We arrived at Uapou the following day, with the community putting together a lavish welcome in less than 48 hours, and I couldn’t help but see in that place another example of community knowing and learning in exquisite action. The haka they performed were highly refined, graceful, and moving. The food was all provided by individual families, as though it were their daily practice to feed the whole village, and they even provided us with a demonstration of how they transform the common breadfruit into popoi–I appreciated the many similarities between their materials and methods and those we use at home to make poi from kalo.
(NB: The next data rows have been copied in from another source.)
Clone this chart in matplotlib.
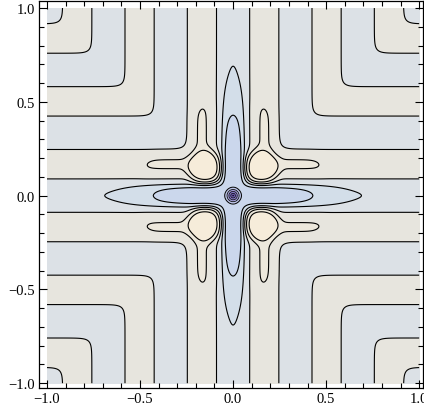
import numpy as np
import matplotlib.pyplot as plt

# contour levels and fill colours (lowest band first)
levels = [-7, -6, -5, -4, -3, -2, -1, 0, 1, 2]
line_widths = [0.5, 0.5, 0.5, 0.55, 0.7, 0.8, 0.8, 0.8, 0.8, 0.8]
fill_colors = ['#5a43a3', '#6f5bb6', '#8577c6', '#a099d6', '#bcc3e6',
               '#cbd7ec', '#d3dee9', '#dce1e6', '#e7e5de', '#ede8dc', '#f6ecda']

major_ticks = [-1.0, -0.5, 0.0, 0.5, 1.0]
major_labels = ['\u22121.0', '\u22120.5', '0.0', '0.5', '1.0']
minor_ticks = [-0.9, -0.8, -0.7, -0.6, -0.4, -0.3, -0.2, -0.1,
               0.1, 0.2, 0.3, 0.4, 0.6, 0.7, 0.8, 0.9]

# shape parameters of the surface
band_period = 0.335
band_amp = 0.8
band_shift = -0.08
corner_soft = 0.025
axis_depth = 1.85
axis_len = 0.521
axis_pow = 3.58
pit_slope = 100.0
pit_radius = 0.045
pit_soft = 0.004
petal_height = 2.6
petal_center = 0.145
petal_width = 0.095
tongue_height = 0.45
tongue_reach = 0.5


def surface(x, y):
    u = np.abs(x)
    v = np.abs(y)
    r = np.hypot(x, y)
    # smooth min(|x|, |y|) -> L shaped bands
    m = -corner_soft * np.logaddexp(-u / corner_soft, -v / corner_soft)
    m = np.maximum(m, 0)
    bands = -band_amp * np.cos(2 * np.pi * m / band_period) + band_shift

    w = 1 / (1 + np.exp((m - 0.055) / 0.01))
    axis = -axis_depth * np.exp(-(r / axis_len) ** axis_pow)

    d = np.hypot(u - petal_center, v - petal_center)
    petal = petal_height * np.exp(-(d / petal_width) ** 4)

    ridge = np.exp(-((m - band_period / 2) / 0.05) ** 2)
    tongue = tongue_height * ridge / (1 + np.exp((r - tongue_reach) / 0.02))

    pit = -pit_slope * pit_soft * np.logaddexp(0, (pit_radius - r) / pit_soft)
    return bands + w * axis + (1 - w) * petal + tongue + pit


xs = np.linspace(-1, 1, 2001)
X, Y = np.meshgrid(xs, xs)
Z = surface(X, Y)

fig = plt.figure(figsize=(4.24, 4.14), dpi=100)
ax = fig.add_axes([0.092, 0.0604, 0.906, 0.935])

bounds = [Z.min() - 1] + levels + [Z.max() + 1]
ax.contourf(X, Y, Z, levels=bounds, colors=fill_colors)
ax.contour(X, Y, Z, levels=levels, colors='black', linewidths=line_widths,
           linestyles='solid')

ax.set_xlim(-1.043, 1.0215)
ax.set_ylim(-1.0256, 1.038)

ax.set_xticks(major_ticks)
ax.set_xticklabels(major_labels)
ax.set_yticks(major_ticks)
ax.set_yticklabels(major_labels)
ax.set_xticks(minor_ticks, minor=True)
ax.set_yticks(minor_ticks, minor=True)
ax.tick_params(which='both', direction='in', top=True, right=True,
               labelsize=10.5, width=0.8, colors='black')
ax.tick_params(which='major', length=6, pad=3)
ax.tick_params(which='minor', length=3.5)
for lab in ax.get_xticklabels() + ax.get_yticklabels():
    lab.set_family('Liberation Serif')
for s in ax.spines.values():
    s.set_linewidth(0.9)

fig.savefig('out.png', dpi=100)
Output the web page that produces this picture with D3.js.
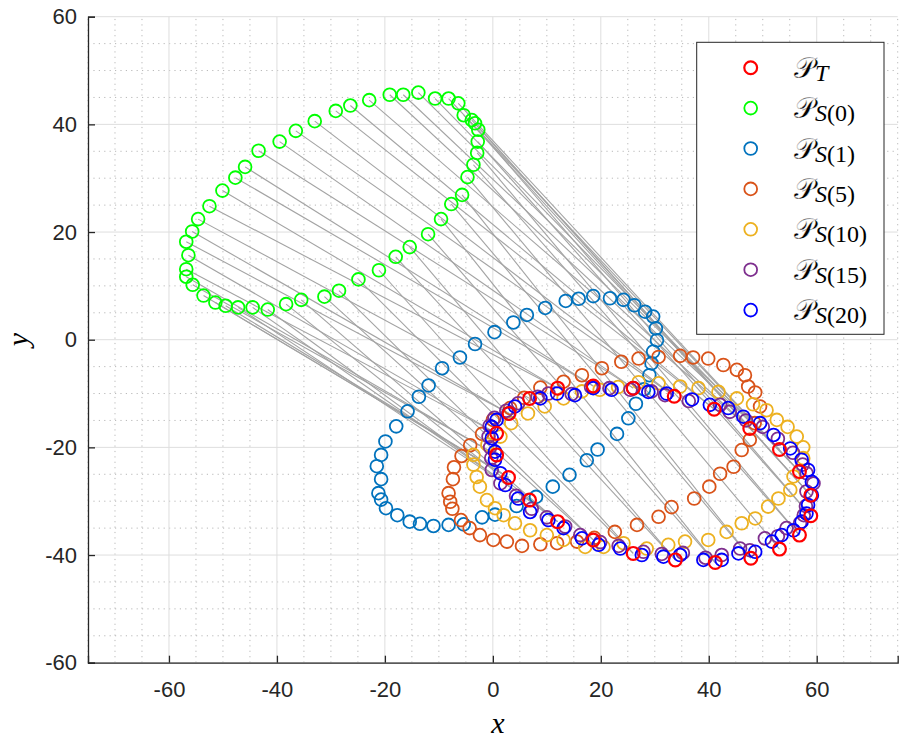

After lunch and entertainment wrapped up, Heato showed us around the town center. He, along with his father Toti and popular recording artist Rataro, organized the welcome, each representing different organizations within the community and local government. We saw their version of the community market model we had seen in Taiohaʻe and Taipivai. The art pieces for sale were stunning, inspiring a heavy flow of cash from crew pockets to local purses. Then we closed the afternoon with canoe tours and some talkstory with Toti and Heato. It was inspiring to see these two generations express both their grounding in Uapou tradition and their aspirations for the future of their island and community. It was a future self-determined and a future for which they already have the knowledge and learning tools to achieve.
As we sailed out of sight of Uapou that evening, some of the crew softly echoed the refrain of a song we learned back at Taipivai, “Kaʻoha tātou. Kaʻoha tātou, i to tātou ʻaweʻia….” I think it captures nicely the sentiment of the crew. We are each fulfilled by our coming together, both with our Marquesan cousins as well as our family of the waʻa.